Watching it in this deluxe edition also allowed me to discover the subtle inflections of Jacqueline Laurent's performance as the woman who investigates her jailed husband's "crime." What's unique about his film in Franco's oeuvre is that the character's are dynamic rather than static and Laurent's character undergoes a radical shift in consciousness, an awakening from her petit bourgeois waking sleep. Like Linda she ends up preferring women to men sexually and seems done with considering men as sex partners. Also, along with CITIZEN KANE, I realized that the theme, structure and plot owe a lot to one of the director's favorite films, Robert Siodmak's PHANTOM LADY (1943). That final image resonates whether Franco put it there or Kikoine found it and decided it was the perfect end point.

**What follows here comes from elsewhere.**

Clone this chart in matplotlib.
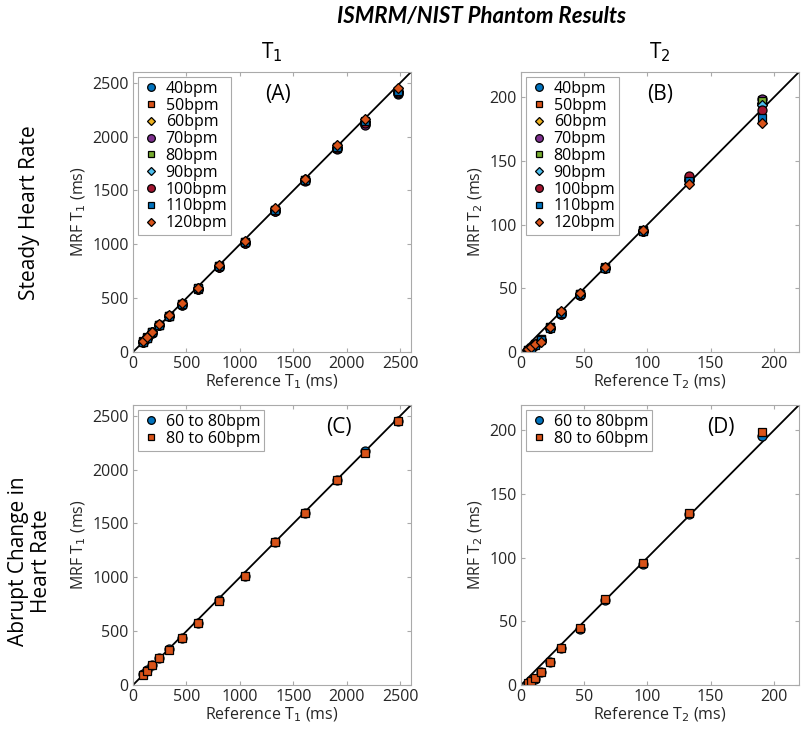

More light is thrown on the film itself in the text notes by Pete Tombs who reveals that the story was suggested by De Nesle's wife, Elisabeth, and considers Laurent's character's class background and psychological make up as a key driving factor. He also picks up on the network of glances which open the film and restate Franco's obsessive themes of watching and performance. Critic Stephen Thrower (who offers a 10m summation of the film's themes and characters) cites the CITIZEN KANE influence, the downbeat tone of the film and notes the difference between the handling or eroticism here and in such Franco Sade adapts as PLAISIR A TROIS (1973). Thrower also considers Franco's career as a whole in a longer video essay FEAR AND DESIRE, discussing themes, images and music which make the director's films unique.
Informative notes on Laurent, Kali Hansa, Howard Vernon, Anne Libert and Montserrat Prous are included along with a note on the score which names Armando Sciascia as "H. Tical" whose cues are as outre as Raiteux's. Thanks to Curt Purcell for supplying me with the CD "Musique pour l'Image n. 39" which features a key cue in the film, HARLEM POP TROTTERS.